Jornada dupla ainda recai sobre as mulheres nos relacionamentos
Mesmo com empregos formais e contribuições financeiras equivalentes, brasileiras continuam assumindo três vezes mais tarefas domésticas que seus parceiros, segundo dados do IBGE e do Ipea
Num país em que mais de 52% das mulheres em idade ativa estão empregadas, a divisão do trabalho dentro de casa ainda reflete padrões do século passado. Segundo dados da Pesquisa Nacional por Amostra de Domicílios Contínua, do IBGE, as mulheres dedicam, em média, 21,3 horas semanais a tarefas domésticas e cuidados de pessoas, contra 11 horas dos homens. Mesmo quando ocupam jornadas completas fora do lar, elas continuam sendo as principais responsáveis pelo funcionamento da casa e pela atenção a filhos, pais idosos ou parentes doentes.

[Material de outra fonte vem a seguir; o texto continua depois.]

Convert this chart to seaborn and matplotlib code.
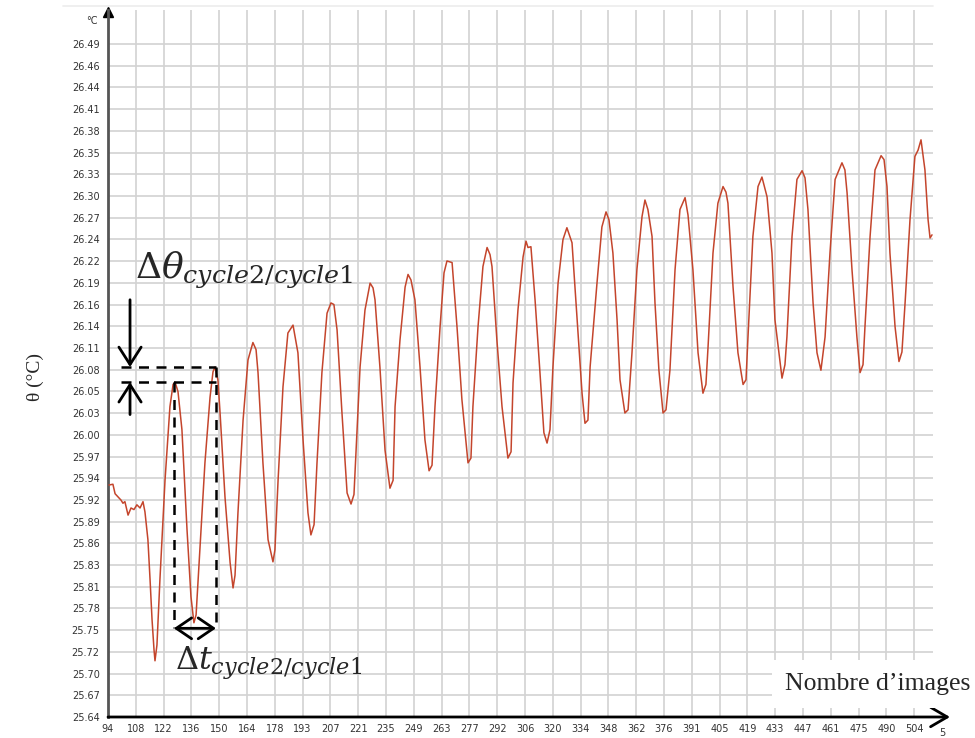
import numpy as np
import pandas as pd
import seaborn as sns
import matplotlib.pyplot as plt
from matplotlib.lines import Line2D

# data (image number, temperature in degC)
images = [94.5, 96.5, 97.6, 99.1, 100.6, 101.6, 102.6, 104.2, 105.7, 107.2, 108.7, 110.3, 111.8, 112.8,
          114.3, 115.4, 116.4, 117.4, 117.9, 118.9, 120.4, 123.0, 125.5, 127.1, 128.1, 129.6, 131.6, 134.2,
          136.2, 137.7, 138.8, 140.8, 143.3, 145.9, 147.4, 148.4, 149.9, 151.0, 153.5, 156.1, 157.6, 158.6,
          160.1, 162.7, 165.2, 167.7, 169.3, 170.3, 172.8, 175.4, 177.9, 178.9, 180.5, 183.0, 185.5, 188.1,
          190.6, 193.2, 195.7, 197.2, 198.8, 200.3, 202.8, 205.4, 207.4, 208.9, 210.5, 213.0, 215.6, 217.6,
          219.1, 222.2, 224.7, 227.3, 228.8, 229.8, 232.3, 234.9, 237.4, 239.0, 240.0, 242.5, 245.1, 246.6,
          248.1, 250.1, 252.7, 255.2, 257.3, 258.8, 260.3, 262.9, 264.9, 266.4, 269.0, 271.5, 274.0, 277.1,
          278.6, 279.6, 282.2, 284.7, 286.8, 288.3, 289.3, 291.8, 294.4, 297.4, 299.0, 300.0, 302.5, 305.1,
          306.6, 307.6, 309.1, 311.2, 313.7, 315.7, 317.3, 318.8, 320.3, 322.9, 325.4, 327.4, 330.0, 332.5,
          335.1, 336.6, 338.1, 339.2, 342.7, 345.2, 347.3, 348.8, 350.8, 352.9, 354.4, 356.9, 358.5, 360.5,
          363.0, 365.6, 367.1, 368.6, 370.7, 372.2, 374.2, 376.3, 377.8, 379.8, 382.4, 384.9, 387.5, 389.0,
          391.5, 394.1, 396.6, 398.1, 399.2, 401.7, 404.2, 406.8, 408.3, 409.3, 411.9, 414.4, 417.0, 418.5,
          419.5, 422.0, 424.6, 426.6, 429.2, 431.7, 433.2, 436.8, 438.3, 439.3, 441.9, 444.4, 447.0, 448.5,
          450.0, 452.6, 454.6, 456.6, 458.7, 461.2, 463.8, 467.3, 468.8, 469.9, 472.4, 474.9, 476.5, 478.0,
          479.0, 481.6, 484.1, 487.2, 488.7, 490.2, 491.7, 494.3, 496.3, 497.8, 499.4, 501.9, 504.4, 506.0,
          507.5, 509.5, 511.1, 512.1, 513.1]
temperature = [25.933, 25.934, 25.922, 25.918, 25.914, 25.910, 25.912, 25.895, 25.904, 25.902, 25.908, 25.904,
               25.912, 25.899, 25.864, 25.813, 25.763, 25.725, 25.711, 25.731, 25.813, 25.939, 26.032, 26.060,
               26.063, 26.051, 26.003, 25.876, 25.792, 25.759, 25.769, 25.855, 25.961, 26.044, 26.076, 26.082,
               26.066, 26.024, 25.918, 25.835, 25.803, 25.819, 25.898, 26.015, 26.091, 26.113, 26.104, 26.075,
               25.961, 25.864, 25.836, 25.851, 25.939, 26.057, 26.125, 26.135, 26.100, 25.990, 25.898, 25.870,
               25.883, 25.961, 26.075, 26.150, 26.163, 26.161, 26.129, 26.024, 25.923, 25.909, 25.921, 26.082,
               26.154, 26.188, 26.182, 26.167, 26.082, 25.977, 25.929, 25.939, 26.032, 26.116, 26.183, 26.199,
               26.192, 26.167, 26.082, 25.990, 25.951, 25.958, 26.032, 26.133, 26.201, 26.216, 26.214, 26.133,
               26.041, 25.961, 25.967, 26.032, 26.133, 26.209, 26.233, 26.224, 26.209, 26.116, 26.032, 25.967,
               25.975, 26.062, 26.154, 26.221, 26.241, 26.233, 26.234, 26.167, 26.075, 25.999, 25.986, 26.003,
               26.082, 26.188, 26.243, 26.258, 26.239, 26.145, 26.049, 26.011, 26.015, 26.082, 26.188, 26.259,
               26.278, 26.268, 26.226, 26.142, 26.066, 26.024, 26.028, 26.100, 26.205, 26.272, 26.293, 26.281,
               26.247, 26.163, 26.078, 26.024, 26.028, 26.078, 26.205, 26.281, 26.296, 26.274, 26.205, 26.100,
               26.049, 26.060, 26.108, 26.226, 26.289, 26.310, 26.303, 26.289, 26.183, 26.100, 26.060, 26.066,
               26.120, 26.247, 26.310, 26.322, 26.297, 26.226, 26.142, 26.068, 26.085, 26.120, 26.247, 26.319,
               26.330, 26.321, 26.281, 26.163, 26.100, 26.078, 26.120, 26.226, 26.319, 26.340, 26.331, 26.302,
               26.205, 26.120, 26.075, 26.085, 26.133, 26.247, 26.331, 26.349, 26.344, 26.310, 26.226, 26.133,
               26.089, 26.101, 26.163, 26.268, 26.348, 26.356, 26.369, 26.331, 26.268, 26.245, 26.249]

xtick_labels = ['94', '108', '122', '136', '150', '164', '178', '193', '207', '221', '235', '249', '263',
                '277', '292', '306', '320', '334', '348', '362', '376', '391', '405', '419', '433', '447',
                '461', '475', '490', '504']
ytick_labels = ['25.64', '25.67', '25.70', '25.72', '25.75', '25.78', '25.81', '25.83', '25.86', '25.89',
                '25.92', '25.94', '25.97', '26.00', '26.03', '26.05', '26.08', '26.11', '26.14', '26.16',
                '26.19', '26.22', '26.24', '26.27', '26.30', '26.33', '26.35', '26.38', '26.41', '26.44',
                '26.46', '26.49']

# the two cycles compared
peak1 = (127.5, 26.063)
peak2 = (148.9, 26.082)

df = pd.DataFrame({'image': images, 'temp': temperature})

sns.set_style('white')
plt.rcParams['mathtext.fontset'] = 'dejavuserif'

fig = plt.figure(figsize=(9.75, 7.38), dpi=100)
ax = fig.add_axes([108 / 975, 1 - 717 / 738, 825 / 975, 707 / 738])

sns.lineplot(data=df, x='image', y='temp', color='#c4452c', linewidth=1.1, estimator=None, ax=ax, zorder=3)

xt = 94 + np.arange(len(xtick_labels)) * 14.14
yt = np.linspace(25.64, 26.49, len(ytick_labels))
ax.set_xticks(xt)
ax.set_xticklabels(xtick_labels)
ax.set_yticks(yt)
ax.set_yticklabels(ytick_labels)
ax.set_xlim(94, 513.6)
ax.set_ylim(25.64, 26.533)
ax.grid(True, color='#d2d2d2', linewidth=1.2)
ax.set_axisbelow(True)
ax.tick_params(axis='x', length=0, pad=5, labelsize=7, labelcolor='#333333')
ax.tick_params(axis='y', length=4, width=1, color='#888888', pad=2, labelsize=7, labelcolor='#333333')
ax.set_xlabel('')
ax.set_ylabel('')

for s in ['top', 'right', 'bottom']:
    ax.spines[s].set_visible(False)
ax.spines['left'].set_color('#555555')
ax.spines['left'].set_linewidth(2)

# axis arrows
ax.plot(0, 0.997, marker='^', color='black', markersize=7, transform=ax.transAxes, clip_on=False)
ax.annotate('', xy=(1.0206, 0), xytext=(0, 0), xycoords='axes fraction',
            arrowprops=dict(arrowstyle='->, head_length=1.2, head_width=0.7', color='black', lw=2,
                            shrinkA=0, shrinkB=0), annotation_clip=False)
ax.text(518.3, -0.016, '5', transform=ax.get_xaxis_transform(), ha='center', va='top', fontsize=7,
        color='#333333')
ax.text(-0.012, 0.985, '°C', transform=ax.transAxes, ha='right', va='center', fontsize=7, color='#333333')
fig.add_artist(Line2D([63 / 975, 933 / 975], [1 - 6 / 738] * 2, color='#ececec', lw=1.2))

# delta theta construction
dash = dict(color='black', lw=1.8, linestyle=(0, (4, 3)), zorder=4)
ax.plot([100.6, peak2[0]], [peak2[1], peak2[1]], **dash)
ax.plot([100.6, peak2[0]], [peak1[1], peak1[1]], **dash)
ax.plot([peak1[0], peak1[0]], [peak1[1], 25.752], **dash)
ax.plot([peak2[0], peak2[0]], [peak2[1], 25.752], **dash)

arr = dict(arrowstyle='->, head_length=1.25, head_width=0.8', color='black', lw=2, shrinkA=0, shrinkB=0)
ax.annotate('', xy=(105.2, peak2[1]), xytext=(105.2, 26.167), arrowprops=arr, zorder=5)
ax.annotate('', xy=(105.2, peak1[1]), xytext=(105.2, 26.022), arrowprops=arr, zorder=5)
ax.annotate('', xy=(peak1[0], 25.752), xytext=(peak2[0], 25.752),
            arrowprops=dict(arr, arrowstyle='<->, head_length=1.1, head_width=0.75'), zorder=5)

ax.text(107.7, 26.205, r'$\Delta\theta_{cycle2/cycle1}$', fontsize=26, ha='left', va='center', zorder=5)
ax.text(128.1, 25.708, r'$\Delta t_{cycle2/cycle1}$', fontsize=23, ha='left', va='center', zorder=5)

fig.text(35 / 975, 1 - 377 / 738, 'θ (°C)', rotation=90, ha='center', va='center', fontsize=14,
         family='Liberation Serif')
fig.text(970 / 975, 1 - 684 / 738, 'Nombre d\u2019images', ha='right', va='center', fontsize=18.5,
         family='Liberation Serif',
         bbox=dict(boxstyle='square,pad=0.5', facecolor='white', edgecolor='none'))

plt.savefig('out.png', dpi=100)
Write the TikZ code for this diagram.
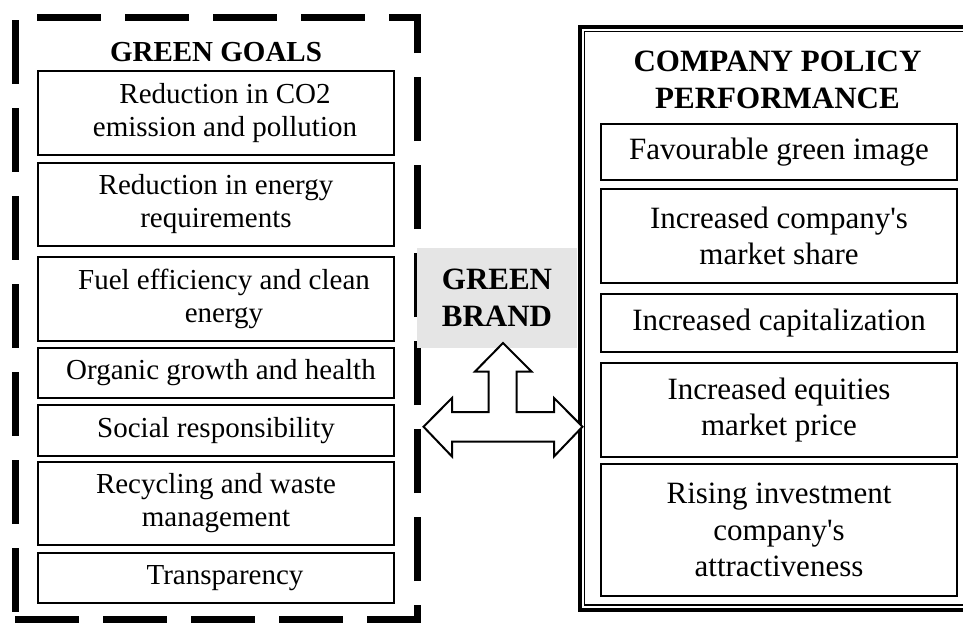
\documentclass[tikz,border=0pt]{standalone}
\usepackage{fontspec}
\setmainfont{Liberation Serif}
\tikzset{
  goalbox/.style={draw, line width=1.2pt, minimum width=356pt, inner sep=0pt, align=center, font=\fontsize{29}{33}\selectfont},
  policybox/.style={draw, line width=1.2pt, minimum width=356pt, inner sep=0pt, align=center, font=\fontsize{31}{36.7}\selectfont},
  headline/.style={align=center, inner sep=0pt, font=\bfseries\fontsize{31}{37}\selectfont},
}
\newcommand{\nudged}[2]{\hspace*{#1}\begin{tabular}{@{}c@{}}#2\end{tabular}}
\begin{document}
\begin{tikzpicture}[x=1pt, y=-1pt]
\clip (0,0) rectangle (963,622);
% green goals, dashed frame
\draw[line width=7pt, dash pattern=on 64pt off 24pt] (15,619) -- (417,619) -- (417,17.5) -- (15,17.5) -- cycle;
\node[headline, font=\bfseries\fontsize{29}{33}\selectfont] (goals) at (216,52) {GREEN GOALS};
\node[goalbox, minimum height=84pt] (goal1) at (216,113) {\nudged{18pt}{Reduction in CO2\\emission and pollution}};
\node[goalbox, minimum height=83pt] (goal2) at (216,204.5) {Reduction in energy\\requirements};
\node[goalbox, minimum height=84pt] (goal3) at (216,299) {\nudged{16pt}{Fuel efficiency and clean\\energy}};
\node[goalbox, minimum height=50pt] (goal4) at (216,373) {\nudged{10pt}{Organic growth and health}};
\node[goalbox, minimum height=51pt] (goal5) at (216,430.5) {Social responsibility};
\node[goalbox, minimum height=83pt] (goal6) at (216,503.5) {Recycling and waste\\management};
\node[goalbox, minimum height=50pt] (goal7) at (216,578) {\nudged{18pt}{Transparency}};
% company policy, double frame
\draw[line width=4pt] (580,27) rectangle (990,609.5);
\draw[line width=1.3pt] (584.5,31.5) rectangle (985,605);
\node[headline] (policy) at (777.5,80) {COMPANY POLICY\\PERFORMANCE};
\node[policybox, minimum height=56pt] (perf1) at (779,152) {Favourable green image};
\node[policybox, minimum height=94pt] (perf2) at (779,236) {Increased company\textquotesingle s\\market share};
\node[policybox, minimum height=58pt] (perf3) at (779,323) {Increased capitalization};
\node[policybox, minimum height=94pt] (perf4) at (779,410) {Increased equities\\market price};
\node[policybox, minimum height=132pt] (perf5) at (779,530) {Rising investment\\company\textquotesingle s\\attractiveness};
% brand in the middle
\node[headline, fill=gray!20, minimum width=160pt, minimum height=100pt] (brand) at (497,297.5) {GREEN\\BRAND};
\draw[line width=2pt, fill=white, line join=miter] (503,343) -- (531.5,371.5) -- (516.5,371.5) -- (516.5,412) -- (554,412) -- (554,398) -- (582.5,426.7) -- (554,456.5) -- (554,441.5) -- (452,441.5) -- (452,456.5) -- (423.5,426.7) -- (452,398) -- (452,412) -- (488.5,412) -- (488.5,371.5) -- (475,371.5) -- cycle;
\end{tikzpicture}
\end{document}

Essa discrepância não é apenas estatística. Segundo levantamento do Instituto de Pesquisa Econômica Aplicada, 66% dos homens brasileiros afirmam “ajudar” em casa, enquanto apenas 17% se dizem corresponsáveis pelas atividades domésticas. O vocabulário usado nas respostas reforça a ideia de que o cuidado é um favor e não uma obrigação compartilhada. A pesquisa ainda aponta que, em casais heterossexuais com filhos pequenos, a carga de trabalho não remunerado é quatro vezes maior para as mães.
O fenômeno, conhecido como jornada dupla ou tripla, afeta diretamente a saúde física e mental das mulheres. Estudo da Fundação Oswaldo Cruz em parceria com o Ministério da Saúde revela que mulheres que acumulam trabalho formal e responsabilidades domésticas têm maior incidência de ansiedade, distúrbios do sono e sintomas depressivos. A sobrecarga constante também impacta o desejo sexual, o tempo de lazer e a qualidade do vínculo afetivo com o parceiro.
Apesar de o tema ter ganhado espaço em campanhas e debates sobre equidade de gênero, as mudanças práticas ainda são lentas. Em 2023, a ONU Mulheres apontou o Brasil como um dos países da América Latina com maior desequilíbrio na divisão do trabalho doméstico, atrás apenas de Honduras e Guatemala. A entidade alerta que essa desigualdade compromete a autonomia econômica e emocional das mulheres e perpetua ciclos de dependência afetiva e financeira.
Entre os casais mais jovens e urbanos, as expectativas de equidade são maiores, mas os dados mostram que a prática nem sempre acompanha o discurso. Uma pesquisa feita pelo Instituto Locomotiva revela que, entre pessoas de 25 a 35 anos, 76% das mulheres sentem que a responsabilidade da casa ainda é majoritariamente delas, mesmo quando o companheiro se diz progressista. A diferença costuma se acentuar após o nascimento do primeiro filho, momento em que muitas mulheres reduzem ou interrompem a carreira, enquanto os homens mantêm sua trajetória profissional inalterada.
Especialistas em psicologia e relações de gênero defendem que a chave para a mudança está na educação emocional dos meninos desde a infância, na valorização do trabalho reprodutivo — aquele que não gera renda, mas mantém a vida — e na construção de pactos mais claros entre os casais. O cuidado, dizem, não é instintivo nem natural. É uma prática aprendida, dividida, negociada e sustentada diariamente.
Amar em 2025 exige mais do que flores no Dia dos Namorados. Exige empatia, presença ativa e responsabilidade compartilhada. Enquanto a balança do afeto continuar pendendo para um só lado, o romance corre o risco de se tornar mais um fator de exaustão. O desafio dos casais contemporâneos não é apenas manter o amor vivo, mas garantir que ele não pese desigualmente sobre os ombros de quem mais cuida.